_EXERCISE_
In the listing below, count each line containing "code" and answer with the count only.

_SUPPLIED INFORMATION_
|---|

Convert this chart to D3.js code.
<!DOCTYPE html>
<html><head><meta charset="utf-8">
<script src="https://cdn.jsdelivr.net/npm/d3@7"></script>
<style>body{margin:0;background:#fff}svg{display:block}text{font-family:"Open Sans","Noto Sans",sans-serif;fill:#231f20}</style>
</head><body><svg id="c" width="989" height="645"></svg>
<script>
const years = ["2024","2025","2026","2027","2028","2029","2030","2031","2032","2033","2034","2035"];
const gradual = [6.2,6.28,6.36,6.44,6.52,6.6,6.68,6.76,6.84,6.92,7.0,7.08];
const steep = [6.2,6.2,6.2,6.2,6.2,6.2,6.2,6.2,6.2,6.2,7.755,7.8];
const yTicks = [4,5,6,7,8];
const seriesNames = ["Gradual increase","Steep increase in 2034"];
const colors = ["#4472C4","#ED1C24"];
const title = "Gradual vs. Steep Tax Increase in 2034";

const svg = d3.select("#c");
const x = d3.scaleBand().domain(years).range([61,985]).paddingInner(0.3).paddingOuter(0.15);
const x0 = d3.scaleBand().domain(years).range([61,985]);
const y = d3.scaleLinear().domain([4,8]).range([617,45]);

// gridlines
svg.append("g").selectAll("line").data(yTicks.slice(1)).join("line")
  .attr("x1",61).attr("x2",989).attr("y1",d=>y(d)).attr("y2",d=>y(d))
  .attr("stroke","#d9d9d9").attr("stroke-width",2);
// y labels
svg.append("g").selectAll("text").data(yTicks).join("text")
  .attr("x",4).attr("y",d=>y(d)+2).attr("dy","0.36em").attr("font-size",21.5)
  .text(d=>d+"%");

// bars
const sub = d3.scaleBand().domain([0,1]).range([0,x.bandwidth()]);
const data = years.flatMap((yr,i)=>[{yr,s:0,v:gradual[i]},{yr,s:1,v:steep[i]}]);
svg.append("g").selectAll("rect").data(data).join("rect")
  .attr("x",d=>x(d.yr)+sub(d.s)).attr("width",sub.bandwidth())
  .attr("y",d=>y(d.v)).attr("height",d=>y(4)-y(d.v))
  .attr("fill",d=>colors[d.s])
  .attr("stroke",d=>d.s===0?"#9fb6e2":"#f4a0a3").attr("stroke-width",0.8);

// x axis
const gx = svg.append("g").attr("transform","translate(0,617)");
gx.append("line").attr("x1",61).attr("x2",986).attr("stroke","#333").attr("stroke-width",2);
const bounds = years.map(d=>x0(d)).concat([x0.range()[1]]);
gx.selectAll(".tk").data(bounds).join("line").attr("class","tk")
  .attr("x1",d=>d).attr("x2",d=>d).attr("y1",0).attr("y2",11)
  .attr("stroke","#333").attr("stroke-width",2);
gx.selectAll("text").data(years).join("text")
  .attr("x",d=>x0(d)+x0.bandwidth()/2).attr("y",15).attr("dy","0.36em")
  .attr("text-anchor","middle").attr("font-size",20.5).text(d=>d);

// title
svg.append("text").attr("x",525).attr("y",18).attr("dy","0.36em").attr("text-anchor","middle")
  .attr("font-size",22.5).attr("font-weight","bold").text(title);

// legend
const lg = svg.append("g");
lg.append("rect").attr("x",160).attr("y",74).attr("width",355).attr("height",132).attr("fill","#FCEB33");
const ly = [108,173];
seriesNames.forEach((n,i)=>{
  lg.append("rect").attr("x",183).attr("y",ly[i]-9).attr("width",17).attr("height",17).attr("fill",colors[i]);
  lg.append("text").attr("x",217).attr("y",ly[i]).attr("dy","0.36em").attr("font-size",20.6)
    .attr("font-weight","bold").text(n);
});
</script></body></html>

|---|

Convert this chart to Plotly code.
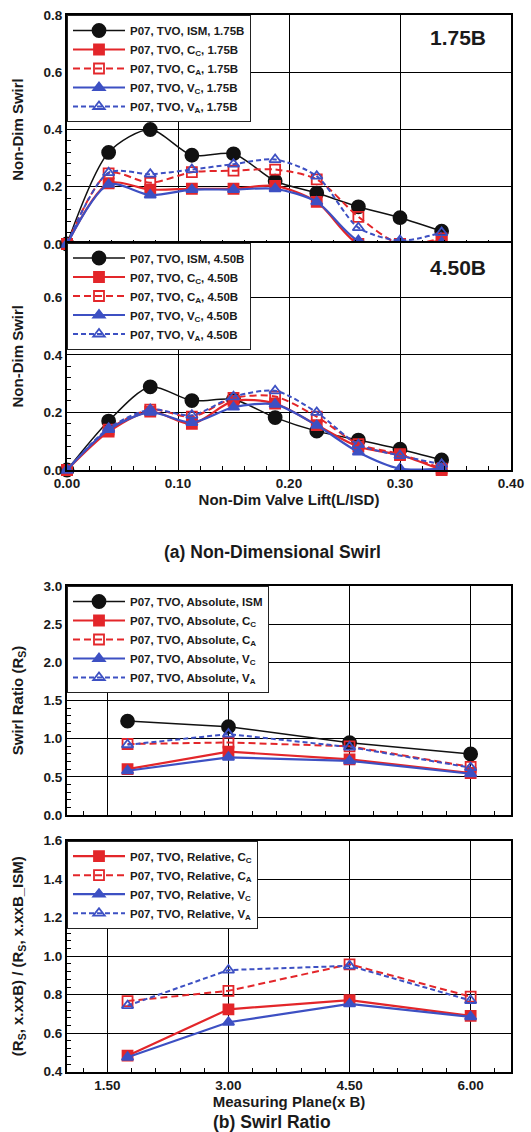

|---|

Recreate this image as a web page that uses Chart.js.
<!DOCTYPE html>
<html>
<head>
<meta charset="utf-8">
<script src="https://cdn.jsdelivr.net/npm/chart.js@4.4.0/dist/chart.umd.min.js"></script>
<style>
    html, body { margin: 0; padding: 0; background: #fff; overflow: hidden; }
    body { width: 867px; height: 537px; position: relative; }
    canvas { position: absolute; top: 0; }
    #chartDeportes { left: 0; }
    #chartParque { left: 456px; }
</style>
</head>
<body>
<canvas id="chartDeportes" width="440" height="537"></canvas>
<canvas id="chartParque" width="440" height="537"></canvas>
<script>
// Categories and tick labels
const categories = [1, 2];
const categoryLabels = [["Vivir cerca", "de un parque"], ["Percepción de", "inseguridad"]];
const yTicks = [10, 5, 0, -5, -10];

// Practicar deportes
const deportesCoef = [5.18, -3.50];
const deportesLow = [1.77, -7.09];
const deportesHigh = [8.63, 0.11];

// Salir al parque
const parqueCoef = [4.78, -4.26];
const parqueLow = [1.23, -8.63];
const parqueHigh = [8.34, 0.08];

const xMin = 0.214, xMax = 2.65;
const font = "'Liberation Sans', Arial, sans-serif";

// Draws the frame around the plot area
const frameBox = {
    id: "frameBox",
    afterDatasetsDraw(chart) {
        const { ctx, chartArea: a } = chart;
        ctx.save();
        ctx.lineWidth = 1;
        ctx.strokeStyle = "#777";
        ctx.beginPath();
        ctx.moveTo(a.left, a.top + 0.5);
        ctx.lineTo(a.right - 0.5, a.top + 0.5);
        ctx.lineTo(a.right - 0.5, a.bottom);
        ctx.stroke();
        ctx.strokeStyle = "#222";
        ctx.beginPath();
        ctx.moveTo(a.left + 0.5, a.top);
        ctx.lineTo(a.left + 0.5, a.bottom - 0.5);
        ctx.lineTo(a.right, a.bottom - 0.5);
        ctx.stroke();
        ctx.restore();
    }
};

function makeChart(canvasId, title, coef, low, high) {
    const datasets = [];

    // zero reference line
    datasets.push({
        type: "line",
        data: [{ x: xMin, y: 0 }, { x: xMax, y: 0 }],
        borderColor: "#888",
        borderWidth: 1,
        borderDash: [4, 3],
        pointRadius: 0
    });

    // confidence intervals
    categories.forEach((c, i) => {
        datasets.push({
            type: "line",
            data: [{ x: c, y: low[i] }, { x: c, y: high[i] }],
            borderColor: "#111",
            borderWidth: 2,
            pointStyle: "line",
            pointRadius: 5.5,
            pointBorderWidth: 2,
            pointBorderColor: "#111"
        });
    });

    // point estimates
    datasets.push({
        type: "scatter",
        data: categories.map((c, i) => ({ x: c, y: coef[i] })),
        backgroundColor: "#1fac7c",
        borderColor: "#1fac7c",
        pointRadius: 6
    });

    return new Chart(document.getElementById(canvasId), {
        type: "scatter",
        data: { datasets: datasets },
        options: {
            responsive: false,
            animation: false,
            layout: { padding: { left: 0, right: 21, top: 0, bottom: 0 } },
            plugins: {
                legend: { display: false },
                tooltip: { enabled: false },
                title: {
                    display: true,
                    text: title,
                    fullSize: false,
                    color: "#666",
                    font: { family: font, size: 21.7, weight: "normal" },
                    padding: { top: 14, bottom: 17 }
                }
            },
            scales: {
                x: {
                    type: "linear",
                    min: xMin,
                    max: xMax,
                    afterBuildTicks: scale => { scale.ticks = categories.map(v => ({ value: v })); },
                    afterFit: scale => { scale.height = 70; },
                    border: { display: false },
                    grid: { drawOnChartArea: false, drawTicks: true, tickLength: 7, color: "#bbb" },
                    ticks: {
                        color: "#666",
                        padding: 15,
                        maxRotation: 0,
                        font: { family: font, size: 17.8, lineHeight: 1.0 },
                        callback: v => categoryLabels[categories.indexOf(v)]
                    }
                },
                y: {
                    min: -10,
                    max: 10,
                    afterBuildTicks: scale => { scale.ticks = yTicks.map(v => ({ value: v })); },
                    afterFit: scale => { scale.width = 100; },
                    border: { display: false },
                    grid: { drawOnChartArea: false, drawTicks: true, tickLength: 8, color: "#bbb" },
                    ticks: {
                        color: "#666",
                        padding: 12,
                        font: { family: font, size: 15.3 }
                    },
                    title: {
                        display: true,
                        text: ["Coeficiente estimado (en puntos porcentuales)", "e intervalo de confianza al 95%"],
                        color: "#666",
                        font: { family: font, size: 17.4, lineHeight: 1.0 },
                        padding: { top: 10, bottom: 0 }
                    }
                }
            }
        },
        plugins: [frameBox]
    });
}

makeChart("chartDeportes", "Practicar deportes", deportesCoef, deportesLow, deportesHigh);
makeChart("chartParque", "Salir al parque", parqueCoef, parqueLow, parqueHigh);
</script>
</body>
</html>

|---|

_TASK RESPONSE_
2